| Request |
Look through the data below and extract, unchanged, the lines from the one that contains "What matplotlib code" to the one that contains "[0.95, 0.687, 0.753, 0.593, 0.558]]", both included.
------ Supplied data ------
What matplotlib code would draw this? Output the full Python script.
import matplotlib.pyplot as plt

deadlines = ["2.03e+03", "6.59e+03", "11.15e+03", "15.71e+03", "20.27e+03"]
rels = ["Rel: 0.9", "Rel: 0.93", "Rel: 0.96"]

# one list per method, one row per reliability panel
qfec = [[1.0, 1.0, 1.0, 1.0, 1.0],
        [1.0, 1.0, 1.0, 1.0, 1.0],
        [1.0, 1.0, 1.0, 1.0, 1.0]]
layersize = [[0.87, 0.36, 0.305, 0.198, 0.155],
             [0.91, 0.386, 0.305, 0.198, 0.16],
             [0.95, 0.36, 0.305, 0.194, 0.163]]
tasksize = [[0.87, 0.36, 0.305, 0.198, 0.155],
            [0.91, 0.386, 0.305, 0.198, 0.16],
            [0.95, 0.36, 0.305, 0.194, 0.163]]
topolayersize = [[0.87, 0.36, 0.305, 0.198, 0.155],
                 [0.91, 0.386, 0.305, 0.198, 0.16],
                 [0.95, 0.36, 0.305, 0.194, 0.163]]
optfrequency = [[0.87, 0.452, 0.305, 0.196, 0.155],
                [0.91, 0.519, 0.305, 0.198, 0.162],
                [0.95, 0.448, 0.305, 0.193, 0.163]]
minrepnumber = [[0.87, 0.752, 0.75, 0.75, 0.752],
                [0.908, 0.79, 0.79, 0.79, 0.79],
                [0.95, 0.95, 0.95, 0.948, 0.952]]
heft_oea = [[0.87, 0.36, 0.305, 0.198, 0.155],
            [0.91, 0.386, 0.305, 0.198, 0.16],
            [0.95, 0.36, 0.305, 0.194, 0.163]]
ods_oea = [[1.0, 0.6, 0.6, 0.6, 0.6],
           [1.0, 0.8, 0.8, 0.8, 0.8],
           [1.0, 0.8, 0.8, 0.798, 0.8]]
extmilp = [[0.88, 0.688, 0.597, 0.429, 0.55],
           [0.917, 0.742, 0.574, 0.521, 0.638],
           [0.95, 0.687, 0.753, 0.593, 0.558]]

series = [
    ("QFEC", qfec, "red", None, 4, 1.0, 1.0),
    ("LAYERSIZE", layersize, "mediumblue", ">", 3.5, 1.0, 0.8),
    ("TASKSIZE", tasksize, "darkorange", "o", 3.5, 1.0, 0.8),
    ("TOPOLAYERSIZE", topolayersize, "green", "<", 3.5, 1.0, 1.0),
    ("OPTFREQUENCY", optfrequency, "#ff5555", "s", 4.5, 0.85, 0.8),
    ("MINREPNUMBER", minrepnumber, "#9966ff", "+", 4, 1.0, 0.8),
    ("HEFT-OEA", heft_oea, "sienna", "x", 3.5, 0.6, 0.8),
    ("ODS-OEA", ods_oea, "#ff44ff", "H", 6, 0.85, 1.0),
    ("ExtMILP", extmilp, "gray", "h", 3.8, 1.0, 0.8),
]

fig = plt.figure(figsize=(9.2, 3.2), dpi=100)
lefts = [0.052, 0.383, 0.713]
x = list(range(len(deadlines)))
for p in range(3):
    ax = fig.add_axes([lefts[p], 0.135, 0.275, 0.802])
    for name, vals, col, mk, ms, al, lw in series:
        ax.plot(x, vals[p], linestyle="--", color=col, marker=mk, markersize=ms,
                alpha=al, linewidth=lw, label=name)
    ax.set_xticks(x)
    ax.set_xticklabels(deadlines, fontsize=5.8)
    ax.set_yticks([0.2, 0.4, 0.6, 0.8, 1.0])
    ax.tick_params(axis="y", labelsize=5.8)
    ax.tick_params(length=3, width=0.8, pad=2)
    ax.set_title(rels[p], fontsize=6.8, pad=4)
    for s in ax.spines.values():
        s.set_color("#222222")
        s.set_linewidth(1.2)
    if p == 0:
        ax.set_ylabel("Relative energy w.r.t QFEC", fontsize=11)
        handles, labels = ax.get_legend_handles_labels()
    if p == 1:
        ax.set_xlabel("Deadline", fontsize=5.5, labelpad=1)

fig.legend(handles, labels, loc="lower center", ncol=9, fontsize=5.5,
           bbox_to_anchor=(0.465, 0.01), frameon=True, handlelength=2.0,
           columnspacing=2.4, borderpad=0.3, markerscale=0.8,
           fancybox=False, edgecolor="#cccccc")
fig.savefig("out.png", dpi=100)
------
------ Supplied data ------
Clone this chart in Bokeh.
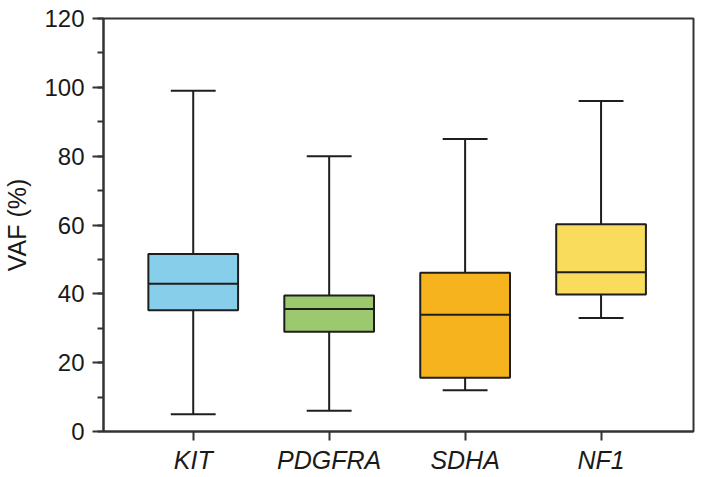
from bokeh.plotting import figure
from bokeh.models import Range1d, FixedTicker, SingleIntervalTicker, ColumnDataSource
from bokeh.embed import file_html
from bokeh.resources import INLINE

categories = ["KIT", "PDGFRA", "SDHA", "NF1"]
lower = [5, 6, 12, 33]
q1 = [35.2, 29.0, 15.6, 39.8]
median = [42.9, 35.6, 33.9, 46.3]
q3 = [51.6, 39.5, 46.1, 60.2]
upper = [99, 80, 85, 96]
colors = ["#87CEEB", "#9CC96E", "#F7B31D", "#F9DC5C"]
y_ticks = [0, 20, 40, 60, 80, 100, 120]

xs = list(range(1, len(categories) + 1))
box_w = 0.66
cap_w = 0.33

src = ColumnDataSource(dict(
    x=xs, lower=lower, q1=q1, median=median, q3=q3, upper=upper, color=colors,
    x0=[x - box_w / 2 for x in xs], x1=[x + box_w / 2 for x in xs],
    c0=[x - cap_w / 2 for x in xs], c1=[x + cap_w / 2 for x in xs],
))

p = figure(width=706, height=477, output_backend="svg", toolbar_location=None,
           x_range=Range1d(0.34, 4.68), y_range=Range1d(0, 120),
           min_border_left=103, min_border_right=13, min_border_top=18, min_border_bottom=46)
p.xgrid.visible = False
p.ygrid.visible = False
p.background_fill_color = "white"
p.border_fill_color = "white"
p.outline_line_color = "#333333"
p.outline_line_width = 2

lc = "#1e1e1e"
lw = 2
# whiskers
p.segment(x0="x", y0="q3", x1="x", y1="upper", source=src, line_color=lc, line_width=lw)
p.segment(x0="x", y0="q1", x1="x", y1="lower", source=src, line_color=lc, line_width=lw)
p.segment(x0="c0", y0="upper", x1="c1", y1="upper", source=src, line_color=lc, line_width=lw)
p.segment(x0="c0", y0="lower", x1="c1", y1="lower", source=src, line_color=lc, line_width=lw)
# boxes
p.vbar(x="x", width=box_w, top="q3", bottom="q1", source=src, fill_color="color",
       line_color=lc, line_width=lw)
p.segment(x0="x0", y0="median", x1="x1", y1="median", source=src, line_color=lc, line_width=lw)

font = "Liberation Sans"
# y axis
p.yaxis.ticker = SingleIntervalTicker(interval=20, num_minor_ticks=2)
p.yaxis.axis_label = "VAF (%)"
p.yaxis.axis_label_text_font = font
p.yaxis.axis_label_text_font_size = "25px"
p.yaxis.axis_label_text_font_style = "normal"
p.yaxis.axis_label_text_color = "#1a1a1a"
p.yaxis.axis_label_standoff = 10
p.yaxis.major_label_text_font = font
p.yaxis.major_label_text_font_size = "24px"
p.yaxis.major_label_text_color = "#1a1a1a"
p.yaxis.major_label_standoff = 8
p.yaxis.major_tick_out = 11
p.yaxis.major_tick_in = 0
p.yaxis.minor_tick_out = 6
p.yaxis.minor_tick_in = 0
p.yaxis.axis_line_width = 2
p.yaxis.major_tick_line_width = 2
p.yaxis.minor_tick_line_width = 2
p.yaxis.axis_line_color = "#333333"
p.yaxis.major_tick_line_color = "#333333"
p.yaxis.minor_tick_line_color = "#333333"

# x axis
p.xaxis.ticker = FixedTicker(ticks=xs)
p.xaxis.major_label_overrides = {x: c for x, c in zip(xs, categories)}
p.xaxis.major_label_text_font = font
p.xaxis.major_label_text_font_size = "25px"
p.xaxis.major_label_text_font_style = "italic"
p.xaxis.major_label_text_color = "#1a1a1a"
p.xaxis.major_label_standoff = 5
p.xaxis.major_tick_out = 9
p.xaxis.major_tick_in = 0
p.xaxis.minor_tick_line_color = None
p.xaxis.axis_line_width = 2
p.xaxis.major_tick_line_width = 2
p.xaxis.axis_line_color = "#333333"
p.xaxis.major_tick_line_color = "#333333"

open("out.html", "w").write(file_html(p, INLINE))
------
------ Supplied data ------
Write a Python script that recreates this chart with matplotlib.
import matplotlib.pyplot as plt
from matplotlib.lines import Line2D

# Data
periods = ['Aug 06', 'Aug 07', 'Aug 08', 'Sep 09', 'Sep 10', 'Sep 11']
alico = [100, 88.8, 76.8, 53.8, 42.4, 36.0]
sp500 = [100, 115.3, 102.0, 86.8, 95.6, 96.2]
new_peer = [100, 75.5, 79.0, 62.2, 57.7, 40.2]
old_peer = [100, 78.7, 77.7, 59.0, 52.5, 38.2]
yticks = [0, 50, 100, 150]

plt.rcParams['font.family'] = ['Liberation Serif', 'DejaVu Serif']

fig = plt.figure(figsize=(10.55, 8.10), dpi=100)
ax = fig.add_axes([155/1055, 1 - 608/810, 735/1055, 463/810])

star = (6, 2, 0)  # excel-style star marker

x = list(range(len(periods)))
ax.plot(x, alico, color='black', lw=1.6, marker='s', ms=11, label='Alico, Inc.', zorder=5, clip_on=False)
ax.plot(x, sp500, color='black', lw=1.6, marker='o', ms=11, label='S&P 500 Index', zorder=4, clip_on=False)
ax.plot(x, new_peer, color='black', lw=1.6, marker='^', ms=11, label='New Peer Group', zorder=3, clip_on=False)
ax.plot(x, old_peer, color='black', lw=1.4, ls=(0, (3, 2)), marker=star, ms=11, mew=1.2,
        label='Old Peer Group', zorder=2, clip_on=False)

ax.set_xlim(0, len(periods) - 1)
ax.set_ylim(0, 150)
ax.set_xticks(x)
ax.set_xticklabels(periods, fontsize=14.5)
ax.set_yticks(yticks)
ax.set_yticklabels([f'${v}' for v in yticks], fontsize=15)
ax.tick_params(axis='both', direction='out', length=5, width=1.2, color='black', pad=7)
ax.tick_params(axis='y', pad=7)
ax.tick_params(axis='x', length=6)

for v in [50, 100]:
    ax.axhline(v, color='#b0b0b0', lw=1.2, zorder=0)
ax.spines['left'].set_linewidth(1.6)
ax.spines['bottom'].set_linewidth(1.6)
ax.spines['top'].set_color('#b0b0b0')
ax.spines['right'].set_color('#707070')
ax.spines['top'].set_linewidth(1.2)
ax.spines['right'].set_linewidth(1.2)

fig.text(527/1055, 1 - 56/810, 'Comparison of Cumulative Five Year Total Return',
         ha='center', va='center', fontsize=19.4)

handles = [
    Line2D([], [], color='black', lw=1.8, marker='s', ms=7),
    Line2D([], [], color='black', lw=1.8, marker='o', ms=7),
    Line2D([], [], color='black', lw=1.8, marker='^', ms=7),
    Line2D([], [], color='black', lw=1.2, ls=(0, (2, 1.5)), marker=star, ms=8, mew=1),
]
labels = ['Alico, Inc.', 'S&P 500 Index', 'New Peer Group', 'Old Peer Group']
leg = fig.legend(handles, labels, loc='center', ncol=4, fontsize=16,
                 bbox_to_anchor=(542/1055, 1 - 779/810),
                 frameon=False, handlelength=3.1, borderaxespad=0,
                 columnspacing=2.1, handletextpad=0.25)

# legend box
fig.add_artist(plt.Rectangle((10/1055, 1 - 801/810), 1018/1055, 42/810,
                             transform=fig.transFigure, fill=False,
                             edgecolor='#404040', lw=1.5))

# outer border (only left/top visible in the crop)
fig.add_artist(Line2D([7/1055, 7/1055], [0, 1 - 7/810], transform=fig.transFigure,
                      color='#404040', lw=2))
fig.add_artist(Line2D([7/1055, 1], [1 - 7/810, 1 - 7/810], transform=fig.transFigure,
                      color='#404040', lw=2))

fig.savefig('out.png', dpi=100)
------
| Worked solution |
What matplotlib code would draw this? Output the full Python script.
import matplotlib.pyplot as plt

deadlines = ["2.03e+03", "6.59e+03", "11.15e+03", "15.71e+03", "20.27e+03"]
rels = ["Rel: 0.9", "Rel: 0.93", "Rel: 0.96"]

# one list per method, one row per reliability panel
qfec = [[1.0, 1.0, 1.0, 1.0, 1.0],
        [1.0, 1.0, 1.0, 1.0, 1.0],
        [1.0, 1.0, 1.0, 1.0, 1.0]]
layersize = [[0.87, 0.36, 0.305, 0.198, 0.155],
             [0.91, 0.386, 0.305, 0.198, 0.16],
             [0.95, 0.36, 0.305, 0.194, 0.163]]
tasksize = [[0.87, 0.36, 0.305, 0.198, 0.155],
            [0.91, 0.386, 0.305, 0.198, 0.16],
            [0.95, 0.36, 0.305, 0.194, 0.163]]
topolayersize = [[0.87, 0.36, 0.305, 0.198, 0.155],
                 [0.91, 0.386, 0.305, 0.198, 0.16],
                 [0.95, 0.36, 0.305, 0.194, 0.163]]
optfrequency = [[0.87, 0.452, 0.305, 0.196, 0.155],
                [0.91, 0.519, 0.305, 0.198, 0.162],
                [0.95, 0.448, 0.305, 0.193, 0.163]]
minrepnumber = [[0.87, 0.752, 0.75, 0.75, 0.752],
                [0.908, 0.79, 0.79, 0.79, 0.79],
                [0.95, 0.95, 0.95, 0.948, 0.952]]
heft_oea = [[0.87, 0.36, 0.305, 0.198, 0.155],
            [0.91, 0.386, 0.305, 0.198, 0.16],
            [0.95, 0.36, 0.305, 0.194, 0.163]]
ods_oea = [[1.0, 0.6, 0.6, 0.6, 0.6],
           [1.0, 0.8, 0.8, 0.8, 0.8],
           [1.0, 0.8, 0.8, 0.798, 0.8]]
extmilp = [[0.88, 0.688, 0.597, 0.429, 0.55],
           [0.917, 0.742, 0.574, 0.521, 0.638],
           [0.95, 0.687, 0.753, 0.593, 0.558]]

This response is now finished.